What the task requires:
Exactly as written, write out the lines below from the first to the one containing "plt.rcParams['font.family'] = ['Liberation", inclusive. Pictures do not belong in the copy.

Dataset extract:
+ + + + + + +

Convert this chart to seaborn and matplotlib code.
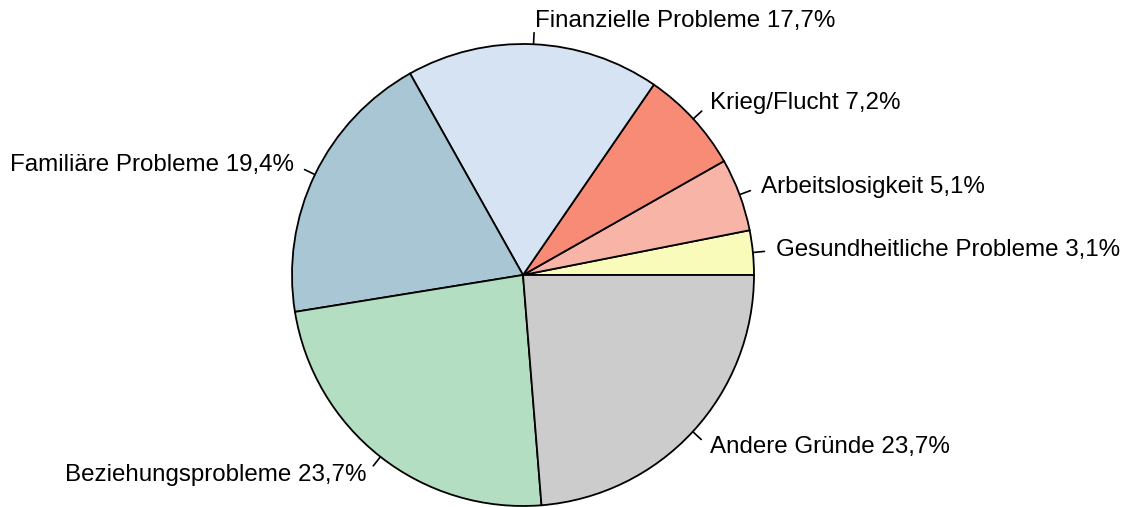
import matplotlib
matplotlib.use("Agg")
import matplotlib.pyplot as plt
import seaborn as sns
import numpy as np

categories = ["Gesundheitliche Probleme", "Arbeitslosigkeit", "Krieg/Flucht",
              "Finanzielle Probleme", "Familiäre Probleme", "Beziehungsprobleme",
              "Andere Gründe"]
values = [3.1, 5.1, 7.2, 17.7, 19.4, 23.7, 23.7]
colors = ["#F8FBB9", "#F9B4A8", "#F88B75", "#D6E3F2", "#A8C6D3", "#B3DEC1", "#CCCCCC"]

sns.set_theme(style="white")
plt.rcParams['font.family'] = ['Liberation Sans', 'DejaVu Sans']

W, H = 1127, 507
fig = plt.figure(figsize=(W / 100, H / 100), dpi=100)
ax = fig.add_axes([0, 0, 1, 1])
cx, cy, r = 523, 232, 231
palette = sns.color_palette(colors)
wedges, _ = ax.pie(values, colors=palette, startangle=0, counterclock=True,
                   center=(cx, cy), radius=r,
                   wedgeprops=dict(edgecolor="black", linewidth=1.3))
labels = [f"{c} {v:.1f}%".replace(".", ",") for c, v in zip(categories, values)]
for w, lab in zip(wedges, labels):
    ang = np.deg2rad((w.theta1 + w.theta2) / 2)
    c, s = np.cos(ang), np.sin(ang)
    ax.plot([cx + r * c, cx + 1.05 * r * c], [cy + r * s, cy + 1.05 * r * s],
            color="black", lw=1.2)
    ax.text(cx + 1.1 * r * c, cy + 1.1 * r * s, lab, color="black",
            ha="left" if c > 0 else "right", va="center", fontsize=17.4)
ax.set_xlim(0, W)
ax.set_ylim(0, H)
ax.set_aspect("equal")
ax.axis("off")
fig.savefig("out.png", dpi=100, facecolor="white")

+ + + + + + +

Answer to the task:
Convert this chart to seaborn and matplotlib code.
import matplotlib
matplotlib.use("Agg")
import matplotlib.pyplot as plt
import seaborn as sns
import numpy as np

categories = ["Gesundheitliche Probleme", "Arbeitslosigkeit", "Krieg/Flucht",
              "Finanzielle Probleme", "Familiäre Probleme", "Beziehungsprobleme",
              "Andere Gründe"]
values = [3.1, 5.1, 7.2, 17.7, 19.4, 23.7, 23.7]
colors = ["#F8FBB9", "#F9B4A8", "#F88B75", "#D6E3F2", "#A8C6D3", "#B3DEC1", "#CCCCCC"]

sns.set_theme(style="white")
plt.rcParams['font.family'] = ['Liberation Sans', 'DejaVu Sans']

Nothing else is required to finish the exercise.